■ DATASET SECTION
:::::

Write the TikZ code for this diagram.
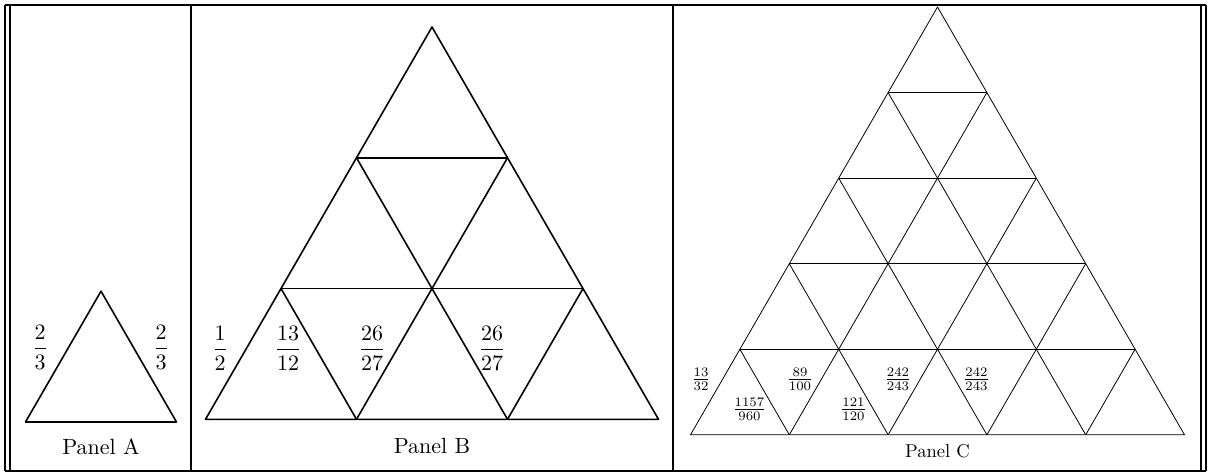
\documentclass[tikz,border=0pt]{standalone}
\usepackage{amsmath}
\usepackage{tikz}

\begin{document}
\begin{tikzpicture}[
  x=0.5pt, y=-0.5pt,
  rule/.style={line width=0.8pt},
  bigtri/.style={line width=0.8pt, line join=round},
  smalltri/.style={line width=0.4pt, line join=round},
  biglabel/.style={scale=1.1},
  smalllabel/.style={scale=0.93}
  ]
\useasboundingbox (0,0) rectangle (1211,473);
% frame
\draw [rule] (5,5) -- (1206,5);
\draw [rule] (5,471) -- (1206,471);
\draw [rule] (5,5) -- (5,471);
\draw [rule] (10,5) -- (10,471);
\draw [rule] (191,5) -- (191,471);
\draw [rule] (673,5) -- (673,471);
\draw [rule] (1201,5) -- (1201,471);
\draw [rule] (1206,5) -- (1206,471);
% panel A
\draw [bigtri] (25.5,422) -- (101,291.2) -- (176.5,422) -- cycle;
\node [biglabel] (aleft) at (40,347) {$\dfrac{2}{3}$};
\node [biglabel] (aright) at (161,347) {$\dfrac{2}{3}$};
\node [biglabel] (panela) at (101,447) {Panel A};
% panel B
\draw [bigtri] (432,27) -- (205.5,419.3) -- (658.5,419.3) -- cycle;
\draw [bigtri] (356.5,157.8) -- (507.5,157.8);
\draw [bigtri] (281,288.5) -- (583,288.5);
\draw [bigtri] (507.5,157.8) -- (356.5,419.3);
\draw [bigtri] (583,288.5) -- (507.5,419.3);
\draw [bigtri] (356.5,157.8) -- (507.5,419.3);
\draw [bigtri] (281,288.5) -- (356.5,419.3);
\node [biglabel] (bone) at (220,348) {$\dfrac{1}{2}$};
\node [biglabel] (btwo) at (288,348) {$\dfrac{13}{12}$};
\node [biglabel] (bthree) at (372,348) {$\dfrac{26}{27}$};
\node [biglabel] (bfour) at (492,348) {$\dfrac{26}{27}$};
\node [biglabel] (panelb) at (432,446) {Panel B};
% panel C
\draw [smalltri] (937.5,7) -- (690.5,434.8) -- (1184.5,434.8) -- cycle;
\draw [smalltri] (888.1,92.56) -- (986.9,92.56);
\draw [smalltri] (838.7,178.12) -- (1036.3,178.12);
\draw [smalltri] (789.3,263.68) -- (1085.7,263.68);
\draw [smalltri] (739.9,349.24) -- (1135.1,349.24);
\draw [smalltri] (986.9,92.56) -- (789.3,434.8);
\draw [smalltri] (1036.3,178.12) -- (888.1,434.8);
\draw [smalltri] (1085.7,263.68) -- (986.9,434.8);
\draw [smalltri] (1135.1,349.24) -- (1085.7,434.8);
\draw [smalltri] (888.1,92.56) -- (1085.7,434.8);
\draw [smalltri] (838.7,178.12) -- (986.9,434.8);
\draw [smalltri] (789.3,263.68) -- (888.1,434.8);
\draw [smalltri] (739.9,349.24) -- (789.3,434.8);
\node [smalllabel] (cone) at (701,379.5) {$\frac{13}{32}$};
\node [smalllabel] (ctwo) at (749.5,409.5) {$\frac{1157}{960}$};
\node [smalllabel] (cthree) at (800,379.5) {$\frac{89}{100}$};
\node [smalllabel] (cfour) at (853.5,409.5) {$\frac{121}{120}$};
\node [smalllabel] (cfive) at (898,379.5) {$\frac{242}{243}$};
\node [smalllabel] (csix) at (976.5,379.5) {$\frac{242}{243}$};
\node [smalllabel] (panelc) at (937.5,451) {Panel C};
\end{tikzpicture}
\end{document}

:::::

■ EXERCISE TASK
Reproduce the listing above exactly, excluding all pictures.

■ THE RESULT
Write the TikZ code for this diagram.
\documentclass[tikz,border=0pt]{standalone}
\usepackage{amsmath}
\usepackage{tikz}

\begin{document}
\begin{tikzpicture}[
  x=0.5pt, y=-0.5pt,
  rule/.style={line width=0.8pt},
  bigtri/.style={line width=0.8pt, line join=round},
  smalltri/.style={line width=0.4pt, line join=round},
  biglabel/.style={scale=1.1},
  smalllabel/.style={scale=0.93}
  ]
\useasboundingbox (0,0) rectangle (1211,473);
% frame
\draw [rule] (5,5) -- (1206,5);
\draw [rule] (5,471) -- (1206,471);
\draw [rule] (5,5) -- (5,471);
\draw [rule] (10,5) -- (10,471);
\draw [rule] (191,5) -- (191,471);
\draw [rule] (673,5) -- (673,471);
\draw [rule] (1201,5) -- (1201,471);
\draw [rule] (1206,5) -- (1206,471);
% panel A
\draw [bigtri] (25.5,422) -- (101,291.2) -- (176.5,422) -- cycle;
\node [biglabel] (aleft) at (40,347) {$\dfrac{2}{3}$};
\node [biglabel] (aright) at (161,347) {$\dfrac{2}{3}$};
\node [biglabel] (panela) at (101,447) {Panel A};
% panel B
\draw [bigtri] (432,27) -- (205.5,419.3) -- (658.5,419.3) -- cycle;
\draw [bigtri] (356.5,157.8) -- (507.5,157.8);
\draw [bigtri] (281,288.5) -- (583,288.5);
\draw [bigtri] (507.5,157.8) -- (356.5,419.3);
\draw [bigtri] (583,288.5) -- (507.5,419.3);
\draw [bigtri] (356.5,157.8) -- (507.5,419.3);
\draw [bigtri] (281,288.5) -- (356.5,419.3);
\node [biglabel] (bone) at (220,348) {$\dfrac{1}{2}$};
\node [biglabel] (btwo) at (288,348) {$\dfrac{13}{12}$};
\node [biglabel] (bthree) at (372,348) {$\dfrac{26}{27}$};
\node [biglabel] (bfour) at (492,348) {$\dfrac{26}{27}$};
\node [biglabel] (panelb) at (432,446) {Panel B};
% panel C
\draw [smalltri] (937.5,7) -- (690.5,434.8) -- (1184.5,434.8) -- cycle;
\draw [smalltri] (888.1,92.56) -- (986.9,92.56);
\draw [smalltri] (838.7,178.12) -- (1036.3,178.12);
\draw [smalltri] (789.3,263.68) -- (1085.7,263.68);
\draw [smalltri] (739.9,349.24) -- (1135.1,349.24);
\draw [smalltri] (986.9,92.56) -- (789.3,434.8);
\draw [smalltri] (1036.3,178.12) -- (888.1,434.8);
\draw [smalltri] (1085.7,263.68) -- (986.9,434.8);
\draw [smalltri] (1135.1,349.24) -- (1085.7,434.8);
\draw [smalltri] (888.1,92.56) -- (1085.7,434.8);
\draw [smalltri] (838.7,178.12) -- (986.9,434.8);
\draw [smalltri] (789.3,263.68) -- (888.1,434.8);
\draw [smalltri] (739.9,349.24) -- (789.3,434.8);
\node [smalllabel] (cone) at (701,379.5) {$\frac{13}{32}$};
\node [smalllabel] (ctwo) at (749.5,409.5) {$\frac{1157}{960}$};
\node [smalllabel] (cthree) at (800,379.5) {$\frac{89}{100}$};
\node [smalllabel] (cfour) at (853.5,409.5) {$\frac{121}{120}$};
\node [smalllabel] (cfive) at (898,379.5) {$\frac{242}{243}$};
\node [smalllabel] (csix) at (976.5,379.5) {$\frac{242}{243}$};
\node [smalllabel] (panelc) at (937.5,451) {Panel C};
\end{tikzpicture}
\end{document}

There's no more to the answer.